US stock indexes rose for a fifth successive day, as a fresh wave of deal news, including a $27 billion (€19.85 billion) hostile bid by US aluminium giant Alcoa fuelled demand for equities.
While Irish and British markets were closed yesterday, European shares ended virtually flat as declines by ABN Amro and oil groups Total and Royal Dutch Shell offset gains by French utilities and Deutsche Bank.
Alcoa's bid for Canadian group Alcan sent Alcoa shares up 6.2 per cent to $37.88 in New York. Alcan shares surged 32.2 per cent to $80.68. Alcoa-Alcan would together control about 25 per cent of the global aluminium market with capacity well above that of Rusal, the Russian owner of Aughinish Alumina in Co Limerick.

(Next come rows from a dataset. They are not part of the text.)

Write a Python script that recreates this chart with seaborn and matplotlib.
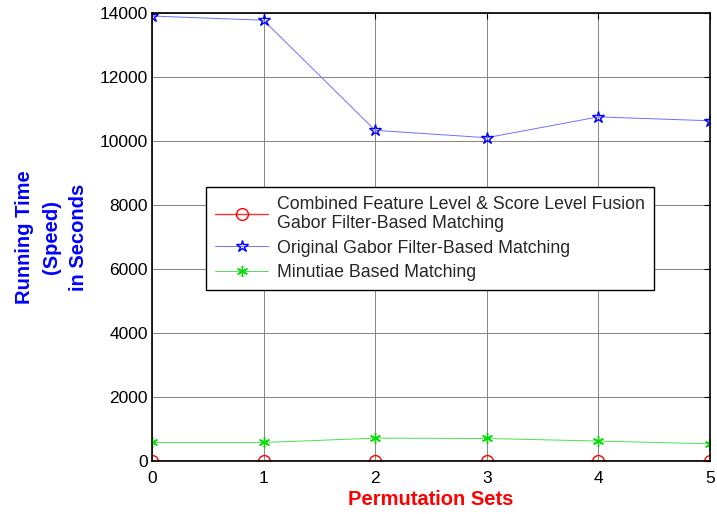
import matplotlib
matplotlib.use("Agg")
import matplotlib.pyplot as plt
import seaborn as sns
import pandas as pd

# Running time per permutation set for each matching method
perm_sets = [0, 1, 2, 3, 4, 5]
fusion_time = [15, 15, 15, 15, 15, 15]
gabor_time = [13900, 13770, 10330, 10100, 10750, 10630]
minutiae_time = [580, 580, 715, 705, 625, 540]

labels = [
    "Combined Feature Level & Score Level Fusion\nGabor Filter-Based Matching",
    "Original Gabor Filter-Based Matching",
    "Minutiae Based Matching",
]
yticks = [0, 2000, 4000, 6000, 8000, 10000, 12000, 14000]

df = pd.DataFrame({
    "set": perm_sets * 3,
    "time": fusion_time + gabor_time + minutiae_time,
    "method": [labels[0]] * 6 + [labels[1]] * 6 + [labels[2]] * 6,
})

sns.set_style("white")
plt.rcParams["font.family"] = ["Liberation Sans", "DejaVu Sans"]

fig = plt.figure(figsize=(7.17, 5.14), dpi=100)
ax = fig.add_axes([0.212, 0.103, 0.778, 0.872])

line_colors = ["#ff3030", "#7070ff", "#50e050"]
edge_colors = ["#ff0000", "#0000ff", "#00dd00"]
marker_shapes = ["o", "*", (6, 2, 0)]
marker_sizes = [8.5, 9, 8]

palette = dict(zip(labels, line_colors))
markers = dict(zip(labels, ["o", "*", "*"]))
sns.lineplot(data=df, x="set", y="time", hue="method", style="method",
             palette=palette, markers=markers, dashes=False, ax=ax,
             linewidth=0.6, legend=True)


def restyle(line, i):
    line.set_marker(marker_shapes[i])
    line.set_color(line_colors[i])
    line.set_markeredgecolor(edge_colors[i])
    line.set_markerfacecolor("none")
    line.set_markersize(marker_sizes[i])
    line.set_markeredgewidth(1.0)
    line.set_linewidth(1.8 if i == 0 else 0.7)


for i, line in enumerate(ax.get_lines()[:3]):
    restyle(line, i)

ax.set_xlim(0, 5)
ax.set_ylim(0, 14000)
ax.set_xticks(perm_sets)
ax.set_yticks(yticks)
ax.tick_params(direction="in", length=4, labelsize=12.5, top=True, right=True,
               color="black", labelcolor="black")
ax.tick_params(axis="x", pad=7)
ax.tick_params(axis="y", pad=3)
ax.grid(True, color="#666666", linewidth=0.7, alpha=0.8)
for s in ax.spines.values():
    s.set_visible(True)
    s.set_color("black")
    s.set_linewidth(1.2)

ax.set_xlabel("Permutation Sets", color="#ff0000", fontsize=14.5,
              fontweight="bold", labelpad=3)
ax.set_ylabel("Running Time\n(Speed)\nin Seconds", color="#0000ff",
              fontsize=14.5, fontweight="bold", labelpad=8, linespacing=1.55)

handles, _ = ax.get_legend_handles_labels()
for i, h in enumerate(handles[:3]):
    restyle(h, i)
    h.set_linewidth(1.0 if i == 0 else 0.7)
leg = ax.legend(handles[:3], labels, loc="upper left",
                bbox_to_anchor=(0.097, 0.612), frameon=True, fancybox=False,
                fontsize=12.8, handlelength=3.0, handletextpad=0.5,
                borderpad=0.5, borderaxespad=0, labelspacing=0.42,
                edgecolor="black", framealpha=1)
leg.get_frame().set_linewidth(1.0)

fig.savefig("out.png", dpi=100)
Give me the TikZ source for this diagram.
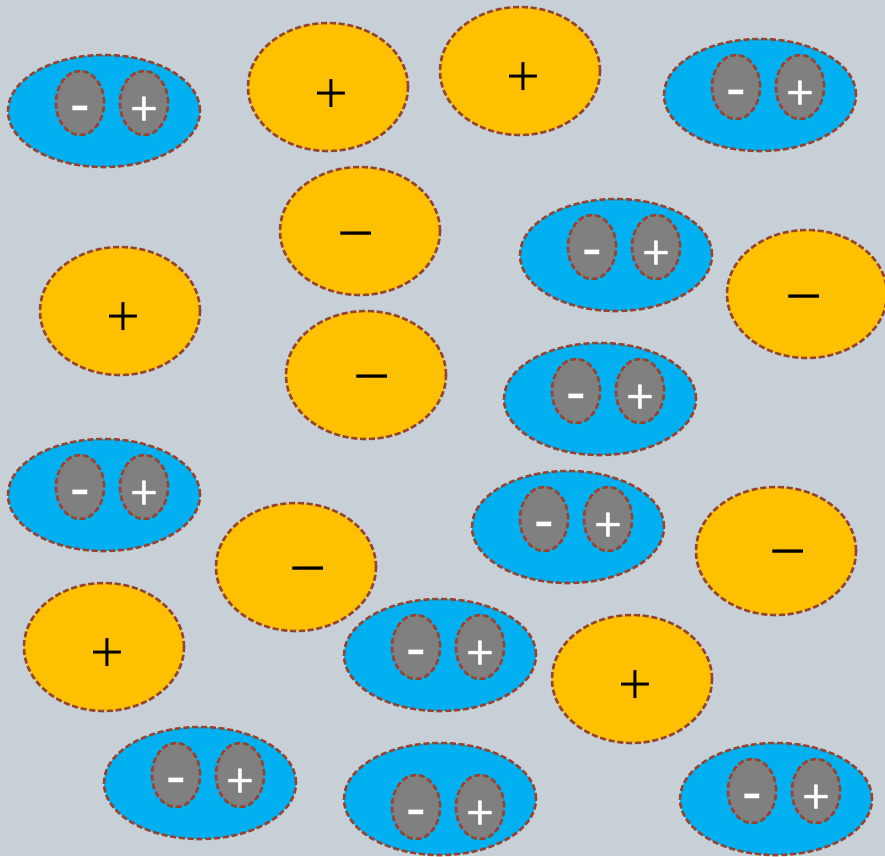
\documentclass[tikz,border=0pt]{standalone}
\usepackage{fontspec}
\newfontfamily\carl{Carlito}
\newfontfamily\lser{Liberation Serif}
\usetikzlibrary{shapes.geometric}
\definecolor{bgc}{RGB}{198,208,214}
\definecolor{bluef}{RGB}{0,176,240}
\definecolor{orangef}{RGB}{255,192,0}
\definecolor{grayf}{RGB}{128,128,128}
\definecolor{edgec}{RGB}{150,68,50}
\tikzset{
  x=1pt, y=-1pt,
  border/.style={draw=edgec, line width=2.6pt, dash pattern=on 6pt off 2.8pt},
  molblue/.style={ellipse, border, fill=bluef, minimum width=192pt, minimum height=112pt, inner sep=0pt, outer sep=0pt},
  ion/.style={ellipse, border, fill=orangef, minimum width=160pt, minimum height=128pt, inner sep=0pt, outer sep=0pt},
  pole/.style={ellipse, border, fill=grayf, minimum width=48pt, minimum height=64pt, inner sep=0pt, outer sep=0pt},
  wplus/.style={inner sep=0pt, text=white, font=\carl\fontsize{52}{52}\selectfont},
  wminus/.style={inner sep=0pt, text=white, font=\carl\fontsize{64}{64}\selectfont},
  bplus/.style={inner sep=0pt, text=black, font=\lser\fontsize{60}{60}\selectfont},
  bminus/.style={inner sep=0pt, text=black, font=\lser\fontsize{66}{66}\selectfont},
}
\begin{document}
\begin{tikzpicture}
\fill[bgc] (0,0) rectangle (885,856);
\useasboundingbox (0,0) rectangle (885,856);
\clip (0,0) rectangle (885,856);
% orange ions
\node[ion] (o1) at (328,87) {};
\node[bplus] (s1) at (331,97) {+};
\node[ion] (o2) at (520,71) {};
\node[bplus] (s2) at (523,80) {+};
\node[ion] (o3) at (360,231) {};
\node[bminus] (s3) at (356.5,243.3) {−};
\node[ion] (o4) at (120,311) {};
\node[bplus] (s4) at (123,320) {+};
\node[ion] (o5) at (807,294) {};
\node[bminus] (s5) at (804,307) {−};
\node[ion] (o6) at (366,375) {};
\node[bminus] (s6) at (372,387) {−};
\node[ion] (o7) at (296,567) {};
\node[bminus] (s7) at (308,579) {−};
\node[ion] (o8) at (776,551) {};
\node[bminus] (s8) at (788,562) {−};
\node[ion] (o9) at (104,647) {};
\node[bplus] (s9) at (107,656) {+};
\node[ion] (o10) at (632,679) {};
\node[bplus] (s10) at (635,688) {+};
% dipoles
\foreach \n/\cx/\cy/\dy in {b1/104/111/-8, b2/760/95/-8, b3/616/255/-8, b4/600/399/-8, b5/104/495/-8, b6/568/527/-8, b7/440/655/-8, b8/200/783/-8, b9/440/799/8, b10/776/799/-8}{
  \node[molblue] (\n) at (\cx,\cy) {};
  \node[pole] (\n n) at (\cx-24,\cy+\dy) {};
  \node[pole] (\n p) at (\cx+40,\cy+\dy) {};
  \node[wminus] (\n nt) at (\cx-24,\cy+\dy+13.2) {-};
  \node[wplus] (\n pt) at (\cx+40,\cy+\dy+8.5) {+};
}
\end{tikzpicture}
\end{document}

The Dow Jones industrial average was up 39.82 points at 13,304.44. The Nasdaq index was up 2.61 points at 2,574.76.
Though European volumes were lighter than usual, the pan-European FTSEurofirst 300 index edged up 0.04 per cent to 1,594.61 after rising to its highest since December 2000.
The CAC 40 index in Paris rose 0.04 per cent the day after Nicolas Sarkozy won the French presidential election. "French CAC-4O leaders were for Sarkozy. His victory had been widely expected by the market," said Francois Garnier, of HMG Finance in Paris.
Frankfurt's DAX added 0.12 per cent.